Je ne suis qu'à moitié convaincu par ces explications. Le rapporteur, soutenu
par le ministre, nous dit que l'article 16 prévoit qu'un mineur ne peut être
sanctionné que s'il s'est « volontairement » soustrait aux obligations du
contrôle judiciaire et que, dans le cas contraire, il ne peut l'être. Mais les
parents, dans cette affaire ? Il ne se passe rien pour eux ? Une fois de plus,
l'exercice de l'autorité parentale, c'est bien agréable pour toucher les
allocations familiales, mais, quand il faut prendre ses responsabilités,
circulez, il n'y a plus personne !
Je ne souhaiterais pas que ce point soit évacué comme cela ! Je pose la
question : une violation des obligations du contrôle judiciaire, même si elle
n'est pas volontaire de la part du mineur, comme l'a dit M. Schosteck,
peut-elle donner lieu quand même à des poursuites diligentées par le juge
contre les parents sans qu'il y ait besoin de mon amendement ?

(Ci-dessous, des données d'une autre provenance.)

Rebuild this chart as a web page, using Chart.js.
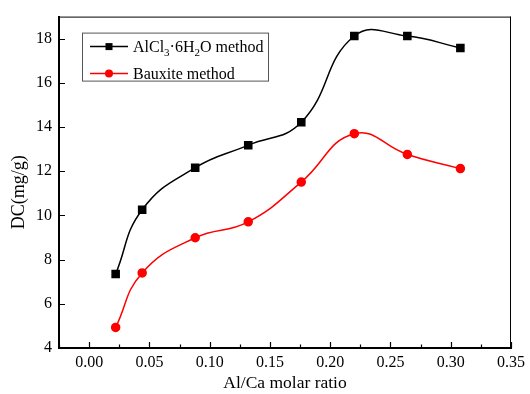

Je ne tiens pas à tout prix à introduire mon texte dans le projet de loi en
discussion ; je voudrais simplement savoir ce qu'il en est.
Mme Paulette Brisepierre.
C'est ce qu'on a demandé !
Plusieurs sénateurs du RPR.
Vous allez être considéré comme un réactionnaire !
M. Michel Charasse.
Monsieur le président, je peux retirer mon amendement si on me répond ; si on
ne me répond pas, je ne le retire pas !
M. le président.
Apparemment, personne ne veut vous répondre, monsieur Charasse !
(Rires.)
Je mets aux voix l'amendement n° 91.
(L'amendement n'est pas adopté.)
M. Michel Charasse.
Merci pour les parents qui s'en moquent, mais qui passent à la caisse !
M. le président.
Je mets aux voix l'article 15, modifié.